## What to work on
Reproduce the records that follow in full, excluding any picture they contain.

── Record excerpts ──

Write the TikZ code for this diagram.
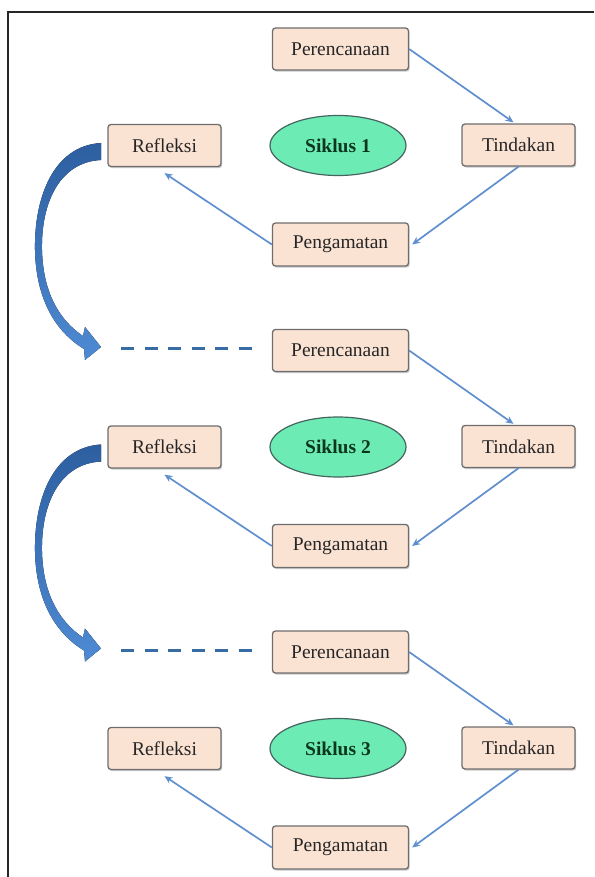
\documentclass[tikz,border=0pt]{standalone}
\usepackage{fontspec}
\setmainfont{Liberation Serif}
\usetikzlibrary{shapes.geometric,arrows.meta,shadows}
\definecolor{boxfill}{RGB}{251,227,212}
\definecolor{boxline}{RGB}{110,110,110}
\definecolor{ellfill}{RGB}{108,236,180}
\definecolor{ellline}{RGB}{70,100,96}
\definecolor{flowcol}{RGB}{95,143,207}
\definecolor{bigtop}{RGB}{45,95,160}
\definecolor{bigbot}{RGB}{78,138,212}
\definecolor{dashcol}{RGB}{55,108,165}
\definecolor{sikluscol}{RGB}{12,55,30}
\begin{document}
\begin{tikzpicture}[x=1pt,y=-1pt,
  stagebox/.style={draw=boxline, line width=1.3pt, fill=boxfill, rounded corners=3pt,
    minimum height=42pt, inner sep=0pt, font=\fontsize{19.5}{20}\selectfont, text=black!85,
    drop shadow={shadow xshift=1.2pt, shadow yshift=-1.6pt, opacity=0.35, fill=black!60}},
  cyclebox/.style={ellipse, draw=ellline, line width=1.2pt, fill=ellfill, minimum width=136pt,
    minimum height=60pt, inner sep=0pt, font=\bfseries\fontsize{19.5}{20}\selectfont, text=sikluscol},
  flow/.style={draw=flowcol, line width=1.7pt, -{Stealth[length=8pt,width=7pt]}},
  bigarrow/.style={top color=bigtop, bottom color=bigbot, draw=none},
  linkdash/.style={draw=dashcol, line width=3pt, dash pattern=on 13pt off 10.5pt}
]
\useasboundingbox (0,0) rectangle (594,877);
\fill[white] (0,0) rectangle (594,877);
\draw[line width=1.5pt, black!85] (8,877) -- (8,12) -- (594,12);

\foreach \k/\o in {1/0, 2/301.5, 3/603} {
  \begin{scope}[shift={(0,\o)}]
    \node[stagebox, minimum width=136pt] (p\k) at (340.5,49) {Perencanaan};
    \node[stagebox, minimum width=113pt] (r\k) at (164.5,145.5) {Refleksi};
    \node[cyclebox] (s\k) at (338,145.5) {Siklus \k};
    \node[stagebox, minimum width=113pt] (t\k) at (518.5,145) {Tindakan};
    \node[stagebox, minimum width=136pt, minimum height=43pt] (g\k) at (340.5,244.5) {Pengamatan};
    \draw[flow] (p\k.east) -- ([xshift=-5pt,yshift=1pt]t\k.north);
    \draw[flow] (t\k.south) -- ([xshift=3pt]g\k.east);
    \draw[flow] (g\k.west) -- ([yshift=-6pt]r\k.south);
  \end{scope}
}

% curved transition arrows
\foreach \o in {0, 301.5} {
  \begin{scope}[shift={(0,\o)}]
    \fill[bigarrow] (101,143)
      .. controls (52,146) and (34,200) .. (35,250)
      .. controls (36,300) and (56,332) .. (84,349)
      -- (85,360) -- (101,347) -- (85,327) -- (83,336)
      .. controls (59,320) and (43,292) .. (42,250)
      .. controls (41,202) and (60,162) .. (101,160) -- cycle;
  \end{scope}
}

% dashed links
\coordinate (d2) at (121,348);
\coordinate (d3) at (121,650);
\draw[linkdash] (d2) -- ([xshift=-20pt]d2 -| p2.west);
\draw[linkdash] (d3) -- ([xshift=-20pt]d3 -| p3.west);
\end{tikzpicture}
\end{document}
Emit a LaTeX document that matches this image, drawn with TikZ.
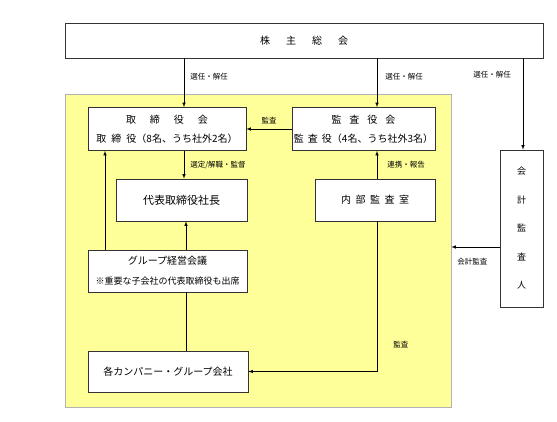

───

## Exercise result
Write the TikZ code for this diagram.
\documentclass[tikz,border=0pt]{standalone}
\usepackage{fontspec}
\setmainfont{Liberation Serif}
\usetikzlibrary{shapes.geometric,arrows.meta,shadows}
\definecolor{boxfill}{RGB}{251,227,212}
\definecolor{boxline}{RGB}{110,110,110}
\definecolor{ellfill}{RGB}{108,236,180}
\definecolor{ellline}{RGB}{70,100,96}
\definecolor{flowcol}{RGB}{95,143,207}
\definecolor{bigtop}{RGB}{45,95,160}
\definecolor{bigbot}{RGB}{78,138,212}
\definecolor{dashcol}{RGB}{55,108,165}
\definecolor{sikluscol}{RGB}{12,55,30}
\begin{document}
\begin{tikzpicture}[x=1pt,y=-1pt,
  stagebox/.style={draw=boxline, line width=1.3pt, fill=boxfill, rounded corners=3pt,
    minimum height=42pt, inner sep=0pt, font=\fontsize{19.5}{20}\selectfont, text=black!85,
    drop shadow={shadow xshift=1.2pt, shadow yshift=-1.6pt, opacity=0.35, fill=black!60}},
  cyclebox/.style={ellipse, draw=ellline, line width=1.2pt, fill=ellfill, minimum width=136pt,
    minimum height=60pt, inner sep=0pt, font=\bfseries\fontsize{19.5}{20}\selectfont, text=sikluscol},
  flow/.style={draw=flowcol, line width=1.7pt, -{Stealth[length=8pt,width=7pt]}},
  bigarrow/.style={top color=bigtop, bottom color=bigbot, draw=none},
  linkdash/.style={draw=dashcol, line width=3pt, dash pattern=on 13pt off 10.5pt}
]
\useasboundingbox (0,0) rectangle (594,877);
\fill[white] (0,0) rectangle (594,877);
\draw[line width=1.5pt, black!85] (8,877) -- (8,12) -- (594,12);

\foreach \k/\o in {1/0, 2/301.5, 3/603} {
  \begin{scope}[shift={(0,\o)}]
    \node[stagebox, minimum width=136pt] (p\k) at (340.5,49) {Perencanaan};
    \node[stagebox, minimum width=113pt] (r\k) at (164.5,145.5) {Refleksi};
    \node[cyclebox] (s\k) at (338,145.5) {Siklus \k};
    \node[stagebox, minimum width=113pt] (t\k) at (518.5,145) {Tindakan};
    \node[stagebox, minimum width=136pt, minimum height=43pt] (g\k) at (340.5,244.5) {Pengamatan};
    \draw[flow] (p\k.east) -- ([xshift=-5pt,yshift=1pt]t\k.north);
    \draw[flow] (t\k.south) -- ([xshift=3pt]g\k.east);
    \draw[flow] (g\k.west) -- ([yshift=-6pt]r\k.south);
  \end{scope}
}

% curved transition arrows
\foreach \o in {0, 301.5} {
  \begin{scope}[shift={(0,\o)}]
    \fill[bigarrow] (101,143)
      .. controls (52,146) and (34,200) .. (35,250)
      .. controls (36,300) and (56,332) .. (84,349)
      -- (85,360) -- (101,347) -- (85,327) -- (83,336)
      .. controls (59,320) and (43,292) .. (42,250)
      .. controls (41,202) and (60,162) .. (101,160) -- cycle;
  \end{scope}
}

% dashed links
\coordinate (d2) at (121,348);
\coordinate (d3) at (121,650);
\draw[linkdash] (d2) -- ([xshift=-20pt]d2 -| p2.west);
\draw[linkdash] (d3) -- ([xshift=-20pt]d3 -| p3.west);
\end{tikzpicture}
\end{document}
Emit a LaTeX document that matches this image, drawn with TikZ.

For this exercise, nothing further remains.